The Duchess of Malfi

John Webster
National Theatre
Malvern Theatres
(2003)

"Webster", T S Eliot famously remarked, "was much possessed by death/ And saw the skull beneath the skin." He wasn't whistling Dixie. Spending two-and-a-half hours in his company, care of a new production of The Duchess of Malfi, is akin to being closeted in a graveyard with Johnny, the painter character from The Fast Show, much given to crying, "Black, black black!"

Machinations, neurosis, incest, and bloody vengeance, all shot through with brilliantly inventive, knotty and darkly poetic language; Duchess invites its audience to take a walk on the wild side.

While the eighteenth century, before Garrick at least, and the Victorians after him, were able to bowdlerise his near contemporary Shakespeare and come up with something more to their liking, Webster proved far less tractable. Even William Archer, a discerning critic and one of the National Theatre's founding fathers, found the play "intolerable", and it's easy to see why.

It's not so much that Webster looked beneath the skin, as lifted up a rock and dispassionately observed what wriggled and slithered underneath. The Duchess of Malfi is forced to foreswear remarriage by her brother Ferdinand, the Duke of Calabria. But as is clear from the text and this production, his feelings towards the Duchess (Janet McTeer) are decidedly more than fraternal.

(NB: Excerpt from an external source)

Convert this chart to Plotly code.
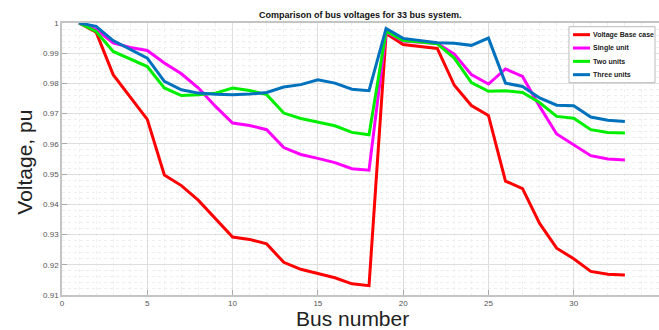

But equally the Duchess is no shrinking violet; Webster's creation is very much a modern woman; passionate, whose love lists where it will and who will follow her heart's desires.

It's a terrific performance by McTeer, as even this production's critics have acknowledged, and it is almost matched by a similarly powerful one by Will Keen as Ferdinand; wildly neurotic, driven by a passion he has no control over; implacable in his revenge, irreconcilable in his grief.

The text has been heavily cut and plays without an interval - both have caused some critics to complain. The benefit is a gain in focus and intensity. However, it's an uneven production. I don't object to the modern setting, but the production seems to swim in and out of focus, now possessing a clarity and a steel grip, now swimming out of view into a mere wash of words.

It's difficult to pin down exactly why this should be so. Certainly McTeer and Keen are clarity itself. There are good supporting performances too from Charles Edwards as the Duchess's inamorato, Antonio Bologna, and Ray Stevenson as the Cardinal, the Duchess's brother.

The setting is stark, dark. Beyond the stage steps rise into the blackness which, at the denouement of the play, the gory victims - and there are many - rise and mount, presenting the audience with a bloody mirror of ourselves. A moveable perspex scene serves as an arras.

Harold Pinter loved this play: its language, he said, made him dizzy. This production is entertaining and captures the dark heart of the play but somewhere, along the way, director Phyllida Lloyd lost that which lifts this play from Hammer House of Horror into the sublime.